Code that draws figures:
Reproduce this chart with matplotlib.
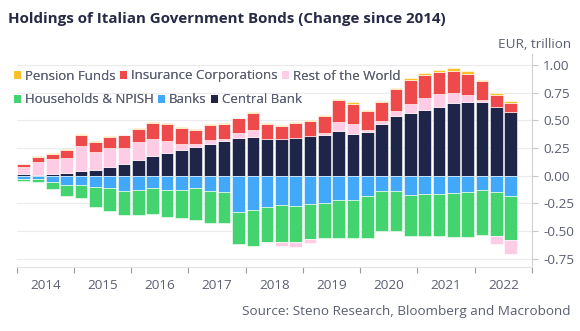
import numpy as np
import matplotlib.pyplot as plt
from matplotlib.patches import Patch

# Quarterly change since 2014 (EUR trillion), 2014Q1 .. 2022Q3
central_bank = [0.012, 0.010, 0.015, 0.020, 0.040, 0.055, 0.080, 0.105, 0.140, 0.175, 0.205, 0.235,
                0.256, 0.286, 0.310, 0.337, 0.352, 0.333, 0.331, 0.345, 0.356, 0.365, 0.400, 0.378,
                0.396, 0.468, 0.535, 0.565, 0.590, 0.617, 0.657, 0.670, 0.666, 0.620, 0.577]
rest_of_world = [0.063, 0.117, 0.133, 0.136, 0.226, 0.160, 0.166, 0.148, 0.160, 0.154, 0.111, 0.054,
                 0.030, 0.036, 0.020, 0.045, 0.060, -0.015, -0.030, -0.048, -0.032, 0.020, 0.082, 0.087,
                 0.020, 0.022, 0.050, 0.084, 0.114, 0.117, 0.093, 0.063, 0.020, -0.075, -0.123]
insurance = [0.030, 0.045, 0.051, 0.075, 0.102, 0.093, 0.108, 0.111, 0.126, 0.145, 0.154, 0.145,
             0.130, 0.133, 0.139, 0.136, 0.154, 0.130, 0.120, 0.133, 0.142, 0.150, 0.200, 0.187,
             0.168, 0.174, 0.198, 0.217, 0.205, 0.199, 0.196, 0.187, 0.166, 0.111, 0.084]
pension = [0.004, 0.005, 0.006, 0.008, 0.006, 0.008, 0.008, 0.008, 0.008, 0.009, 0.009, 0.009,
           0.010, 0.010, 0.009, 0.006, 0.009, 0.009, 0.009, 0.009, 0.009, 0.009, 0.010, 0.010,
           0.012, 0.015, 0.012, 0.018, 0.021, 0.021, 0.024, 0.024, 0.015, 0.012, 0.015]
banks = [-0.033, -0.030, -0.057, -0.080, -0.080, -0.105, -0.114, -0.138, -0.130, -0.111, -0.130, -0.125,
         -0.108, -0.135, -0.148, -0.325, -0.310, -0.280, -0.267, -0.270, -0.252, -0.250, -0.222, -0.216,
         -0.185, -0.139, -0.139, -0.175, -0.166, -0.163, -0.160, -0.148, -0.127, -0.145, -0.180]
households = [-0.012, -0.024, -0.060, -0.105, -0.124, -0.175, -0.205, -0.217, -0.226, -0.235, -0.247, -0.260,
              -0.290, -0.290, -0.280, -0.295, -0.325, -0.316, -0.335, -0.325, -0.322, -0.316, -0.340, -0.346,
              -0.380, -0.364, -0.364, -0.367, -0.380, -0.380, -0.395, -0.404, -0.410, -0.400, -0.400]
years = ["2014", "2015", "2016", "2017", "2018", "2019", "2020", "2021", "2022"]

colors = {
    "Pension Funds": "#fbbf2a",
    "Insurance Corporations": "#ee4a4c",
    "Rest of the World": "#ffcce6",
    "Households & NPISH": "#43d36f",
    "Banks": "#42a8fa",
    "Central Bank": "#1f2548",
}
# stacking order away from zero
stack = [
    ("Central Bank", central_bank),
    ("Banks", banks),
    ("Households & NPISH", households),
    ("Rest of the World", rest_of_world),
    ("Insurance Corporations", insurance),
    ("Pension Funds", pension),
]

plt.rcParams['font.family'] = ['Open Sans', 'DejaVu Sans']
text_grey = "#5b5f72"

fig = plt.figure(figsize=(5.8, 3.31), dpi=100)
ax = fig.add_axes([16.6 / 580, 1 - 266.5 / 331, (532 - 16.6) / 580, (266.5 - 53.9) / 331])

n = len(central_bank)
x = np.arange(n) + 0.5
pos_bottom = np.zeros(n)
neg_bottom = np.zeros(n)
for name, vals in stack:
    vals = np.array(vals)
    bottom = np.where(vals >= 0, pos_bottom, neg_bottom)
    ax.bar(x, vals, bottom=bottom, width=0.88, color=colors[name],
           edgecolor="white", linewidth=0.4, zorder=3)
    pos_bottom += np.clip(vals, 0, None)
    neg_bottom += np.clip(vals, None, 0)

ax.set_xlim(0, 4 * len(years))
ax.set_ylim(-0.82, 1.1)

# year boundaries as tick marks, labels centred in each year
ax.set_xticks(np.arange(0, 4 * len(years) + 1, 4))
ax.set_xticklabels([])
ax.set_xticks(np.arange(2, 4 * len(years), 4), minor=True)
ax.set_xticklabels(years, minor=True)
ax.tick_params(axis="x", which="major", length=4, color="#9a9a9a", width=0.8)
ax.tick_params(axis="x", which="minor", length=0, pad=9, labelsize=9.7, labelcolor=text_grey)

ax.yaxis.tick_right()
ax.set_yticks([-0.75, -0.5, -0.25, 0, 0.25, 0.5, 0.75, 1.0])
ax.set_yticklabels([f"{v:.2f}" for v in [-0.75, -0.5, -0.25, 0, 0.25, 0.5, 0.75, 1.0]])
ax.tick_params(axis="y", length=4, color="#c8c8c8", width=0.8, pad=4, labelsize=9.7, labelcolor=text_grey)
ax.grid(axis="y", color="#ebebeb", linewidth=0.8, zorder=0)

for side in ["left", "top"]:
    ax.spines[side].set_visible(False)
ax.spines["right"].set_color("#d0d0d0")
ax.spines["bottom"].set_color("#e4e4e4")

fig.text(8 / 580, 1 - 19 / 331, "Holdings of Italian Government Bonds (Change since 2014)",
         fontsize=10.9, fontweight="bold", color="#262a45", va="center", ha="left")
fig.text(571 / 580, 1 - 44 / 331, "EUR, trillion", fontsize=9.7, color=text_grey,
         va="center", ha="right")
fig.text(571 / 580, 1 - 311 / 331, "Source: Steno Research, Bloomberg and Macrobond",
         fontsize=9.7, color=text_grey, va="center", ha="right")

rows = [["Pension Funds", "Insurance Corporations", "Rest of the World"],
        ["Households & NPISH", "Banks", "Central Bank"]]
for row, ypix in zip(rows, [76, 100]):
    handles = [Patch(facecolor=colors[k], label=k) for k in row]
    leg = fig.legend(handles=handles, loc="center left", bbox_to_anchor=(14 / 580, 1 - ypix / 331),
                     ncol=3, frameon=False, fontsize=9.5, handlelength=0.55, handleheight=0.55,
                     handletextpad=0.3, columnspacing=0.3, borderaxespad=0, borderpad=0,
                     labelcolor=text_grey)
    fig.add_artist(leg)

fig.savefig("out.png", dpi=100)
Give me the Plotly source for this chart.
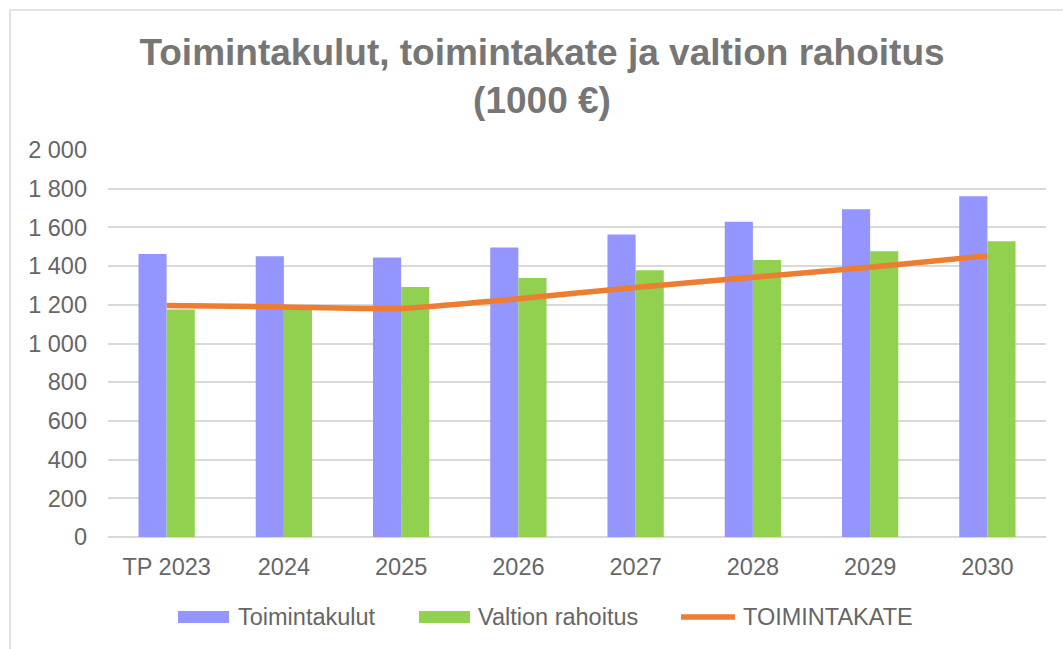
import plotly.graph_objects as go

categories = ["TP 2023", "2024", "2025", "2026", "2027", "2028", "2029", "2030"]
toimintakulut = [1463, 1451, 1445, 1496, 1563, 1629, 1694, 1761]
valtion_rahoitus = [1176, 1185, 1292, 1338, 1378, 1431, 1477, 1529]
toimintakate = [1196, 1189, 1181, 1231, 1290, 1342, 1394, 1453]
y_ticks = [0, 200, 400, 600, 800, 1000, 1200, 1400, 1600, 1800, 2000]

FONT = "Liberation Sans, Arial, sans-serif"
TXT = "#666666"
C_BLUE, C_GREEN, C_ORANGE = "#9595FF", "#92D050", "#ED7D31"
FS = 23.5

fig = go.Figure()
fig.add_trace(go.Bar(x=categories, y=toimintakulut, name="Toimintakulut", showlegend=False,
                     marker=dict(color=C_BLUE, line=dict(width=0))))
fig.add_trace(go.Bar(x=categories, y=valtion_rahoitus, name="Valtion rahoitus", showlegend=False,
                     marker=dict(color=C_GREEN, line=dict(width=0))))
fig.add_trace(go.Scatter(x=categories, y=toimintakate, name="TOIMINTAKATE", mode="lines",
                         showlegend=False,
                         line=dict(color=C_ORANGE, width=5.5, shape="spline", smoothing=0.5)))

W, H = 1063, 649
L, R, T, B = 108, 17, 150, 112
pw, ph = W - L - R, H - T - B

def px_x(x):
    return (x - L) / pw

def px_y(y):
    return (H - B - y) / ph

shapes = [dict(type="rect", xref="paper", yref="paper",
               x0=px_x(10), x1=px_x(1080), y0=px_y(670), y1=px_y(10),
               line=dict(color="#D9D9D9", width=1.5), fillcolor="rgba(0,0,0,0)", layer="below")]
annotations = []

# legend drawn manually (pixel positions)
LEG_Y = 617
legend_items = [("Toimintakulut", C_BLUE, "bar", 178, 229, 236),
                ("Valtion rahoitus", C_GREEN, "bar", 419, 470, 476),
                ("TOIMINTAKATE", C_ORANGE, "line", 681, 735, 741)]
for name, col, kind, sx0, sx1, tx in legend_items:
    if kind == "bar":
        shapes.append(dict(type="rect", xref="paper", yref="paper",
                           x0=px_x(sx0), x1=px_x(sx1), y0=px_y(LEG_Y + 6), y1=px_y(LEG_Y - 6),
                           line=dict(width=0), fillcolor=col))
    else:
        shapes.append(dict(type="line", xref="paper", yref="paper",
                           x0=px_x(sx0), x1=px_x(sx1), y0=px_y(LEG_Y), y1=px_y(LEG_Y),
                           line=dict(color=col, width=5.5)))
    annotations.append(dict(text=name, xref="paper", yref="paper", x=px_x(tx), y=px_y(LEG_Y),
                            xanchor="left", yanchor="middle", showarrow=False,
                            font=dict(size=FS, color=TXT, family=FONT)))

fig.update_layout(
    width=W, height=H,
    margin=dict(l=L, r=R, t=T, b=B, autoexpand=False),
    paper_bgcolor="white", plot_bgcolor="white",
    separators=", ",
    barmode="group", bargap=0.52, bargroupgap=0,
    font=dict(family=FONT, color=TXT, size=FS),
    showlegend=False,
    title=dict(text="<b>Toimintakulut, toimintakate ja valtion rahoitus<br>(1000 €)</b>",
               x=542 / W, xanchor="center", xref="container",
               y=1 - 65 / H, yanchor="top", yref="container",
               font=dict(family=FONT, size=37, color="#767676")),
    xaxis=dict(showgrid=False, showline=False, ticks="", ticklabelstandoff=13,
               tickfont=dict(size=FS, color=TXT)),
    yaxis=dict(range=[0, 2000], tickvals=y_ticks, tickformat=",d",
               showgrid=True, gridcolor="#D9D9D9", gridwidth=1.5,
               zeroline=True, zerolinecolor="#D9D9D9", zerolinewidth=1.5,
               showline=False, ticks="", ticklabelstandoff=20,
               tickfont=dict(size=FS, color=TXT)),
    shapes=shapes,
    annotations=annotations,
)

fig.write_html("out.html", config={"displayModeBar": False},
               post_script="document.body.style.margin='0';document.body.style.padding='0';")
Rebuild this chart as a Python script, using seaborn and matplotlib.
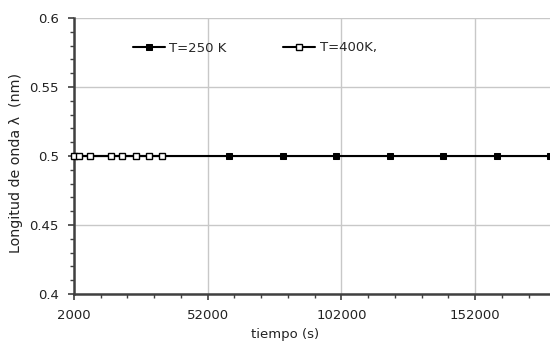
import matplotlib
matplotlib.use("Agg")
import matplotlib.pyplot as plt
import seaborn as sns
import pandas as pd
from matplotlib.ticker import MultipleLocator, FixedLocator

sns.set_theme(style="white")
plt.rcParams['font.family'] = ['DejaVu Sans']

t250 = [2000, 60000, 80000, 100000, 120000, 140000, 160000, 180000]
lam250 = [0.5, 0.5, 0.5, 0.5, 0.5, 0.5, 0.5, 0.5]
t400 = [2000, 4000, 8000, 16000, 20000, 25000, 30000, 35000]
lam400 = [0.5, 0.5, 0.5, 0.5, 0.5, 0.5, 0.5, 0.5]
labels = ["T=250 K", "T=400K,"]
xticks = [2000, 52000, 102000, 152000]
yticks = [0.4, 0.45, 0.5, 0.55, 0.6]

df250 = pd.DataFrame({"t": t250, "lam": lam250})
df400 = pd.DataFrame({"t": t400, "lam": lam400})

fig = plt.figure(figsize=(5.5, 3.43), dpi=100)
ax = fig.add_axes([74/550, 1-294/343, 1-74/550, (294-18)/343])

sns.lineplot(data=df250, x="t", y="lam", ax=ax, color="black", lw=1.5,
             marker="s", markersize=4.3, markerfacecolor="black",
             markeredgecolor="black", label=labels[0], zorder=3)
sns.lineplot(data=df400, x="t", y="lam", ax=ax, color="black", lw=1.5,
             marker="s", markersize=5, markerfacecolor="white",
             markeredgecolor="black", markeredgewidth=1.0, label=labels[1],
             clip_on=False, zorder=4)

ax.set_xlim(2000, 180000)
ax.set_ylim(0.4, 0.6)
ax.xaxis.set_major_locator(FixedLocator(xticks))
ax.xaxis.set_minor_locator(FixedLocator([2000 + 10000*k for k in range(18)]))
ax.yaxis.set_major_locator(FixedLocator(yticks))
ax.yaxis.set_minor_locator(MultipleLocator(0.01))
ax.set_xticklabels([str(v) for v in xticks])
ax.set_yticklabels(["0.4", "0.45", "0.5", "0.55", "0.6"])

ax.grid(True, which="major", color="#c8c8c8", lw=1.0)
ax.set_axisbelow(True)
for s in ["top", "right"]:
    ax.spines[s].set_visible(False)
for s in ["left", "bottom"]:
    ax.spines[s].set_color("#404040")
    ax.spines[s].set_linewidth(1.8)

ax.tick_params(axis="both", which="major", direction="out", length=4, width=1.2,
               color="#404040", labelsize=9.5, labelcolor="#222222")
ax.tick_params(axis="both", which="minor", direction="out", length=3, width=1.0,
               color="#404040")
ax.tick_params(axis="x", which="major", pad=7)
ax.tick_params(axis="y", which="major", pad=7)
ax.tick_params(axis="x", which="both", bottom=True)
ax.tick_params(axis="y", which="both", left=True)

ax.set_xlabel("tiempo (s)", fontsize=9.5, color="#222222")
ax.set_ylabel("Longitud de onda λ  (nm)", fontsize=10.3, color="#222222")
ax.xaxis.set_label_coords(0.443, -0.122)
ax.yaxis.set_label_coords(-0.108, 0.475)

leg = ax.legend(loc="center left", bbox_to_anchor=((133-74)/476, (294-48)/276),
                ncol=2, frameon=False, fontsize=9.5, handlelength=2.4,
                columnspacing=4.3, handletextpad=0.35, borderpad=0,
                borderaxespad=0)

fig.savefig("out.png", dpi=100)
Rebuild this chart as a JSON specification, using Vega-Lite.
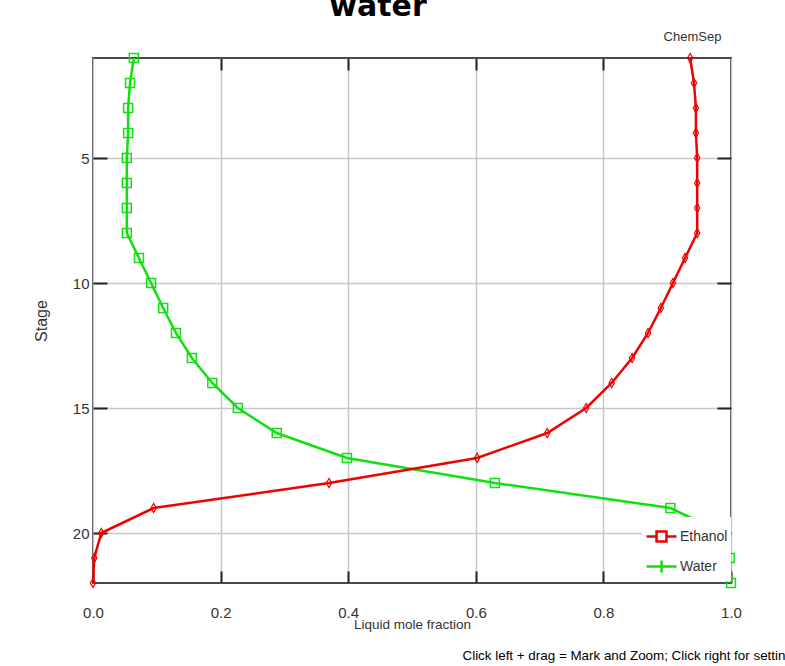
{
  "$schema": "https://vega.github.io/schema/vega-lite/v6.json",
  "width": 638,
  "height": 525,
  "autosize": {"type": "none"},
  "padding": {"left": 93, "top": 58, "right": 54, "bottom": 83},
  "background": "#ffffff",
  "title": {
    "text": "water",
    "font": "DejaVu Sans",
    "fontSize": 30,
    "fontWeight": "bold",
    "color": "#000000",
    "anchor": "middle",
    "frame": "group",
    "offset": 0,
    "dx": -34,
    "dy": -8
  },
  "config": {
    "view": {"stroke": "#4a4a4a", "strokeWidth": 2},
    "axis": {
      "labelFont": "Liberation Sans",
      "titleFont": "Liberation Sans",
      "labelColor": "#333333",
      "titleColor": "#333333",
      "titleFontWeight": "normal",
      "gridColor": "#c8c8c8",
      "gridWidth": 1.5,
      "tickColor": "#222222",
      "tickWidth": 2,
      "domain": false
    }
  },
  "data": {
    "values": [
      {"Stage": 1, "Series": "Water", "x": 0.064},
      {"Stage": 2, "Series": "Water", "x": 0.058},
      {"Stage": 3, "Series": "Water", "x": 0.055},
      {"Stage": 4, "Series": "Water", "x": 0.055},
      {"Stage": 5, "Series": "Water", "x": 0.053},
      {"Stage": 6, "Series": "Water", "x": 0.053},
      {"Stage": 7, "Series": "Water", "x": 0.053},
      {"Stage": 8, "Series": "Water", "x": 0.053},
      {"Stage": 9, "Series": "Water", "x": 0.072},
      {"Stage": 10, "Series": "Water", "x": 0.091},
      {"Stage": 11, "Series": "Water", "x": 0.110},
      {"Stage": 12, "Series": "Water", "x": 0.130},
      {"Stage": 13, "Series": "Water", "x": 0.155},
      {"Stage": 14, "Series": "Water", "x": 0.187},
      {"Stage": 15, "Series": "Water", "x": 0.227},
      {"Stage": 16, "Series": "Water", "x": 0.288},
      {"Stage": 17, "Series": "Water", "x": 0.398},
      {"Stage": 18, "Series": "Water", "x": 0.630},
      {"Stage": 19, "Series": "Water", "x": 0.905},
      {"Stage": 20, "Series": "Water", "x": 0.987},
      {"Stage": 21, "Series": "Water", "x": 0.998},
      {"Stage": 22, "Series": "Water", "x": 1.000},
      {"Stage": 1, "Series": "Ethanol", "x": 0.936},
      {"Stage": 2, "Series": "Ethanol", "x": 0.942},
      {"Stage": 3, "Series": "Ethanol", "x": 0.945},
      {"Stage": 4, "Series": "Ethanol", "x": 0.945},
      {"Stage": 5, "Series": "Ethanol", "x": 0.947},
      {"Stage": 6, "Series": "Ethanol", "x": 0.947},
      {"Stage": 7, "Series": "Ethanol", "x": 0.947},
      {"Stage": 8, "Series": "Ethanol", "x": 0.947},
      {"Stage": 9, "Series": "Ethanol", "x": 0.928},
      {"Stage": 10, "Series": "Ethanol", "x": 0.909},
      {"Stage": 11, "Series": "Ethanol", "x": 0.890},
      {"Stage": 12, "Series": "Ethanol", "x": 0.870},
      {"Stage": 13, "Series": "Ethanol", "x": 0.845},
      {"Stage": 14, "Series": "Ethanol", "x": 0.813},
      {"Stage": 15, "Series": "Ethanol", "x": 0.773},
      {"Stage": 16, "Series": "Ethanol", "x": 0.712},
      {"Stage": 17, "Series": "Ethanol", "x": 0.602},
      {"Stage": 18, "Series": "Ethanol", "x": 0.370},
      {"Stage": 19, "Series": "Ethanol", "x": 0.095},
      {"Stage": 20, "Series": "Ethanol", "x": 0.013},
      {"Stage": 21, "Series": "Ethanol", "x": 0.002},
      {"Stage": 22, "Series": "Ethanol", "x": 0.000}
    ]
  },
  "resolve": {"axis": {"x": "independent", "y": "independent"}},
  "layer": [
    {
      "mark": {"type": "line", "strokeWidth": 2.5},
      "encoding": {
        "x": {
          "field": "x", "type": "quantitative",
          "scale": {"domain": [0, 1], "nice": false, "zero": false},
          "axis": {
            "orient": "bottom",
            "values": [0, 0.2, 0.4, 0.6, 0.8, 1.0],
            "format": ".1f",
            "grid": true,
            "tickSize": -12,
            "labelFontSize": 15,
            "labelBaseline": "top",
            "labelPadding": 34,
            "labelFlush": false,
            "title": "Liquid mole fraction",
            "titleFontSize": 13.5,
            "titlePadding": -3
          }
        },
        "y": {
          "field": "Stage", "type": "quantitative",
          "scale": {"domain": [1, 22], "reverse": true, "nice": false, "zero": false},
          "axis": {
            "orient": "left",
            "values": [5, 10, 15, 20],
            "grid": true,
            "tickSize": -14,
            "labelFontSize": 15,
            "labelPadding": 18,
            "title": "Stage",
            "titleFontSize": 16,
            "titlePadding": 23
          }
        },
        "color": {
          "field": "Series", "type": "nominal",
          "scale": {"domain": ["Ethanol", "Water"], "range": ["#f00000", "#10e010"]},
          "legend": {
            "orient": "none",
            "legendX": 549,
            "legendY": 459,
            "title": null,
            "fillColor": "#ffffff",
            "padding": 3,
            "symbolSize": 900,
            "symbolStrokeWidth": 2.5,
            "symbolType": "M-1,0H1",
            "rowPadding": 3,
            "labelFont": "Liberation Sans",
            "labelFontSize": 14,
            "labelColor": "#333333",
            "labelOffset": 2,
            "encode": {
              "symbols": {
                "update": {
                  "shape": {"signal": "datum.value === 'Ethanol' ? 'M-1,0H-0.33M0.33,0H1M-0.33,-0.33H0.33V0.33H-0.33Z' : 'M-1,0H1M0,-0.4V0.4'"},
                  "fill": {"value": "transparent"}
                }
              }
            }
          }
        },
        "order": {"field": "Stage", "type": "quantitative"}
      }
    },
    {
      "transform": [{"filter": "datum.Series === 'Ethanol'"}],
      "mark": {"type": "point", "filled": false, "strokeWidth": 1.2, "opacity": 1, "shape": "M-0.6,0L0,-1L0.6,0L0,1Z", "size": 80},
      "encoding": {
        "x": {
          "field": "x", "type": "quantitative",
          "axis": {
            "orient": "top",
            "values": [0.2, 0.4, 0.6, 0.8],
            "labels": false,
            "grid": false,
            "tickSize": -12,
            "title": "ChemSep",
            "titleFontSize": 13,
            "titleX": 599,
            "titleY": -18,
            "titleBaseline": "alphabetic"
          }
        },
        "y": {
          "field": "Stage", "type": "quantitative",
          "axis": {
            "orient": "right",
            "values": [5, 10, 15, 20],
            "labels": false,
            "grid": false,
            "tickSize": -14,
            "title": "Click left + drag = Mark and Zoom; Click right for settings",
            "titleFontSize": 13.4,
            "titleColor": "#000000",
            "titleAngle": 0,
            "titleAlign": "left",
            "titleBaseline": "alphabetic",
            "titleX": -269,
            "titleY": 601
          }
        },
        "color": {"field": "Series", "type": "nominal", "legend": null}
      }
    },
    {
      "transform": [{"filter": "datum.Series === 'Water'"}],
      "mark": {"type": "point", "filled": false, "strokeWidth": 1.5, "opacity": 1, "shape": "square", "size": 80},
      "encoding": {
        "x": {"field": "x", "type": "quantitative", "axis": null},
        "y": {"field": "Stage", "type": "quantitative", "axis": null},
        "color": {"field": "Series", "type": "nominal", "legend": null}
      }
    }
  ]
}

> What you need to do: Begin with the first line of the entries above and write out each line exactly, ending with the line containing "from matplotlib.patches import Patch". Leave out pictures.

> Output for this task:
Reproduce this chart with matplotlib.
import numpy as np
import matplotlib.pyplot as plt
from matplotlib.patches import Patch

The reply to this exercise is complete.